Master Dagnall did, however, say that he was “distinctly concerned” by some of the wording. For example, “tormented” could have a range of different meanings ranging from mild/medium annoyance to mental agony. Different readers might have very different understandings of the level of seriousness being imported by the use of the word "tormented" in the tables. That was undesirable for several reasons: what is being asserted in a pleading should be clear; the individual claimants when assenting to the use of the word might have different ideas as to what it meant; and differences in meaning had already contributed to a substantial dispute.

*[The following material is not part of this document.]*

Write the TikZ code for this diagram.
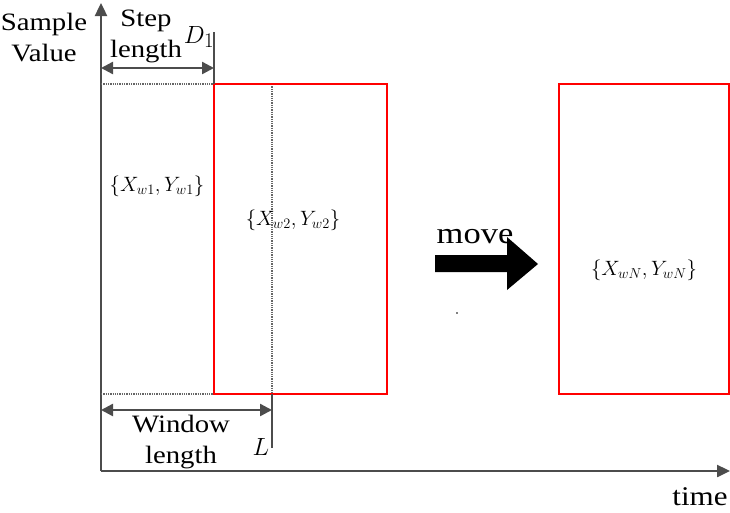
\documentclass[tikz,border=0pt]{standalone}
\usepackage{fontspec}
\setmainfont{Liberation Serif}[FakeStretch=1.15]
\usetikzlibrary{arrows.meta}

\tikzset{
  axis/.style={draw=black!70, line width=2.4pt, -{Triangle[length=13pt,width=12pt]}},
  dimline/.style={draw=black!70, line width=2.4pt,
    {Triangle[length=12pt,width=12pt]}-{Triangle[length=12pt,width=12pt]}},
  tickline/.style={draw=black!70, line width=2.4pt},
  winbox/.style={draw=red, line width=2pt},
  guide/.style={draw=black!60, densely dotted, line width=1.3pt},
  lbl/.style={font=\fontsize{25}{31}\selectfont, align=center, inner sep=0pt},
  setlbl/.style={font=\fontsize{21}{26}\selectfont, inner sep=0pt},
}

\begin{document}
\begin{tikzpicture}[x=1pt,y=-1pt]
  \useasboundingbox (0,0) rectangle (730,512);
  % axes
  \coordinate (O) at (101,471);
  \coordinate (ytop) at (101,3);
  \coordinate (xend) at (730,471);
  \draw[axis] (O) -- (ytop);
  \draw[axis] (O) -- (xend);

  % windows
  \coordinate (w1tl) at (101,84);
  \coordinate (w1bl) at (101,394);
  \coordinate (w1tr) at (272,84);
  \coordinate (w1br) at (272,394);
  \coordinate (w2tl) at (214,84);
  \coordinate (w2br) at (387,394);
  \coordinate (wNtl) at (559,84);
  \coordinate (wNbr) at (729,394);
  \draw[guide] (w1tl) -- (w2tl);
  \draw[guide] (w1bl) -- (w2tl |- w1bl);
  \draw[guide] (w1tr) -- (w1br);
  \draw[winbox] (w2tl) rectangle (w2br);
  \draw[winbox] (wNtl) rectangle (wNbr);

  % step length
  \coordinate (stop) at (214,32);
  \draw[tickline] (w2tl) -- (stop);
  \draw[dimline] (101,68) -- (214,68);

  % window length
  \coordinate (wbot) at (272,448);
  \draw[tickline] (w1br) -- (wbot);
  \draw[dimline] (101,410) -- (272,410);

  % labels
  \node[lbl] (sample) at (44,38) {Sample\\Value};
  \node[lbl] (step) at (146,36) {Step\\length};
  \node[lbl, font=\fontsize{28}{30}\selectfont] (d1) at (199,37) {$D_{1}$};
  \node[lbl] (window) at (181,442) {Window\\length};
  \node[lbl, font=\fontsize{28}{30}\selectfont] (l) at (261,447) {$L$};
  \node[lbl, font=\fontsize{27}{30}\selectfont] (time) at (700,497) {time};
  \node[setlbl] (set1) at (157,186) {$\{X_{w1},Y_{w1}\}$};
  \node[setlbl] (set2) at (293,220) {$\{X_{w2},Y_{w2}\}$};
  \node[setlbl] (setN) at (644,270) {$\{X_{wN},Y_{wN}\}$};

  % move arrow
  \node[lbl, font=\fontsize{30}{32}\selectfont] (move) at (475,237) {move};
  \fill[black] (435,255) -- (507,255) -- (507,237) -- (538,264)
    -- (507,290) -- (507,272) -- (435,272) -- cycle;
  \fill[black] (457,313) circle (0.8);
\end{tikzpicture}
\end{document}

Master Dagnall’s provisional view was that the word "tormented" should be replaced with something along the lines of "varying degrees of substantial anxiety and distress". He expressed similar concerns in relation to the expressions "violation of security" and "betrayal of trust". Some clarification was required but that could be dealt with at a consequentials hearing.
Comment
This is not a class action, which for lack of unity (“same interest”) within the class wouldn’t have got off the ground, but a case involving multiple claimants whose entitlement to damages for damages and/or distress must be assessed on a case-by-case basis. This judgment reflects a pragmatic balance: safeguarding procedural integrity without shutting the door on collective redress in data protection claims, and it will be interesting to see how the case progresses. Capita accepted that individual claimants might have genuine damages claims at some level, if not at £1,000 per claimant, but argued that as a result of the abuse of process the claims should be pursued against Barings. That attack having failed, will Capita, at considerable cost, put the claimants to proof of damage and/or distress or will it, at considerable cost, be minded to settle? Added to the £14 million Capita was fined by the ICO, the case therefore demonstrates the serious consequences large organisations operating across complex multi-domain IT environments can face if they fail to meet their security obligations under data protection laws.